In episode 3, Yawar makes a reappearance as Babar (Adeel Hussain) and Mona’s mother, Shaista (Uzma Beg), conspire to set him up with Mona. As with their first meeting, Mona is yet again caught off guard, not realizing a small family dinner was, in fact, yet another opportunity to throw Yawar and Mona together. While Mona does not harbor ill feelings for Yawar and the two even seem to get along well with one another, Mona able to talk more freely with Yawar than with her own brother-in-law and mother, Mona is unimpressed by her family’s tactics – as well as their low opinion of her, believing her to be worthy of a divorcee with a child as her first real proposal. Mona, to put an end to this discussion, tells Yawar that she’s in love with someone else – which he gracefully accepts. The way this scenario has been presented is great, because we can connect to Mona and what she’s feeling. Ironically, Yawar and Mona seem to share great chemistry and give off positive vibes as a duo. Could Yawar potentially be a good match? And is it jumping the gun to potentially want them together? Meanwhile, Mona has created a new monster with her declaration, her family now believing Irfan (Muhammad Hunbal) to be the man of interest. As a viewer, it’s confusing to see exactly where the show is headed in this arena. Is Irfan potentially Mona’s “true” love interest? Regardless, whether it’s Yawar or Irfan or her father, Mona is surrounded by some good guys (barring Babar).
However, even Babar has some nice moments in this episode as we see him interacting with Samia (Sabeeka Imam) and Ayaan. He generally seems to be in a happier mood with his family, even praising Samia. Babar is a fascinating character, because he’s not an outwardly “evil” guy. He’s just a man who has been trained in a certain way and believes women should fit into a certain mold. How many men like this exist in society? The nuances Adeel has added to his performance make Babar feel like a person we may know in real life. Meanwhile, Samia’s mental health has hit a low. She is visibly depressed, Mona taking note of it and attempting to direct her to a good doctor. This idea is, of course, met with disgust by Shaista. Talk of mental health issues is considered taboo in south Asian society and the reactions of Shaista, Babar and even Samia herself is a clear depiction of that. It’s also handled nicely in that Samia isn’t a walking corpse, rather it’s just in those quiet moments that we can see what’s going on with her. Fortunately, while Samia’s mother and husband may not be supportive, she has a supportive sister in Mona and a supportive, loving father in Khalid (Adnan Jaffar). Khalid is the father every girl deserves, someone who does not want to force his choices up on his children, but also wants them to understand that he’s there for them whenever they need him. His worry for Samia, however, is visible as he is troubled seeing her condition. Will her family be able to get Samia the help she needs and pull her out of denial?
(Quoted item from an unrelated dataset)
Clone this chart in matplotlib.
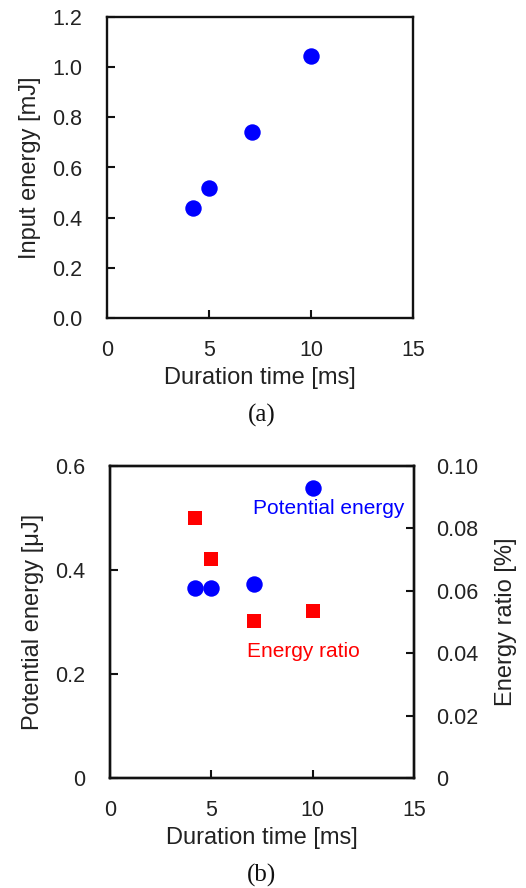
import matplotlib
matplotlib.use("Agg")
import matplotlib.pyplot as plt

plt.rcParams['font.family'] = ['Liberation Sans', 'DejaVu Sans']

# Panel (a)
duration_a = [4.2, 5.0, 7.1, 10.0]
input_energy = [0.437, 0.52, 0.743, 1.045]

# Panel (b)
duration_b = [4.2, 5.0, 7.1, 10.0]
potential_energy = [0.366, 0.366, 0.373, 0.558]
energy_ratio = [0.0832, 0.0703, 0.0504, 0.0534]

xticks = [0, 5, 10, 15]
yticks_a = [0.0, 0.2, 0.4, 0.6, 0.8, 1.0, 1.2]
yticks_b = [0, 0.2, 0.4, 0.6]
yticks_b_labels = ['0', '0.2', '0.4', '0.6']
yticks_r = [0, 0.02, 0.04, 0.06, 0.08, 0.10]
yticks_r_labels = ['0', '0.02', '0.04', '0.06', '0.08', '0.10']

W, H = 526, 888
fig = plt.figure(figsize=(W/100, H/100), dpi=100)
TXT = '#222222'
FS = 15.5
LFS = 17

def ax_rect(l, r, t, b):
    return [l/W, (H-b)/H, (r-l)/W, (b-t)/H]

def style(ax):
    for s in ax.spines.values():
        s.set_linewidth(1.7)
        s.set_color('#111111')
    ax.tick_params(direction='in', length=6, width=1.5, colors='#111111',
                   labelcolor=TXT, labelsize=FS)
    ax.tick_params(axis='x', pad=16)
    ax.tick_params(axis='y', pad=18)

# ---- (a)
ax1 = fig.add_axes(ax_rect(107, 413, 17, 318))
ax1.scatter(duration_a, input_energy, s=140, color='#0000ff', zorder=3, linewidths=0)
ax1.set_xlim(0, 15)
ax1.set_ylim(0, 1.2)
ax1.set_xticks(xticks)
ax1.set_yticks(yticks_a)
ax1.set_yticklabels([f'{v:.1f}' for v in yticks_a])
style(ax1)
ax1.tick_params(top=False, right=False)
ax1.set_xlabel('Duration time [ms]', fontsize=LFS, color=TXT, labelpad=4)
ax1.set_ylabel('Input energy [mJ]', fontsize=LFS, color=TXT, labelpad=8)
fig.text(262/W, 1-415/H, '(a)', ha='center', va='center', fontsize=18,
         family='Liberation Serif', color='#111111')

# ---- (b)
ax2 = fig.add_axes(ax_rect(110, 414, 466, 778))
ax2.scatter(duration_b, potential_energy, s=140, color='#0000ff', zorder=3, linewidths=0)
ax2.set_xlim(0, 15)
ax2.set_ylim(0, 0.6)
ax2.set_xticks(xticks)
ax2.set_yticks(yticks_b)
ax2.set_yticklabels(yticks_b_labels)
style(ax2)
ax2.tick_params(top=False, right=False)
ax2.set_xlabel('Duration time [ms]', fontsize=LFS, color=TXT, labelpad=4)
ax2.set_ylabel('Potential energy [μJ]', fontsize=LFS, color=TXT, labelpad=8)

ax3 = ax2.twinx()
ax3.scatter(duration_b, energy_ratio, s=100, marker='s', color='#ff0000', zorder=3, linewidths=0)
ax3.set_ylim(0, 0.1)
ax3.set_yticks(yticks_r)
ax3.set_yticklabels(yticks_r_labels)
style(ax3)
ax3.tick_params(axis='y', pad=16)
ax3.set_ylabel('Energy ratio [%]', fontsize=LFS, color=TXT, labelpad=12)

ax2.text(0.718, 0.865, 'Potential energy', transform=ax2.transAxes, ha='center', va='center',
         color='#0000ff', fontsize=FS - 0.5)
ax2.text(0.635, 0.407, 'Energy ratio', transform=ax2.transAxes, ha='center', va='center',
         color='#ff0000', fontsize=FS - 0.5)

fig.text(262/W, 1-875/H, '(b)', ha='center', va='center', fontsize=18,
         family='Liberation Serif', color='#111111')

fig.savefig('out.png', dpi=100)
“Pyari Mona” is nothing but praise-worthy. There is little to critique, because the way the story is presenting itself and unraveling is an intelligent enjoyable experience, rather than being only educational or created simply for entertainment. From Sanam Jung as Mona to Adeel Hussain as the controlling Babar to Adnan Jaffar as the supportive father, these characters feel real, like people we know in real life, and that’s where “Pyari Mona” is a winner. With three episodes down, it has been three weeks of exclaiming “it’s over already?” at the end of the episode – and that’s high praise!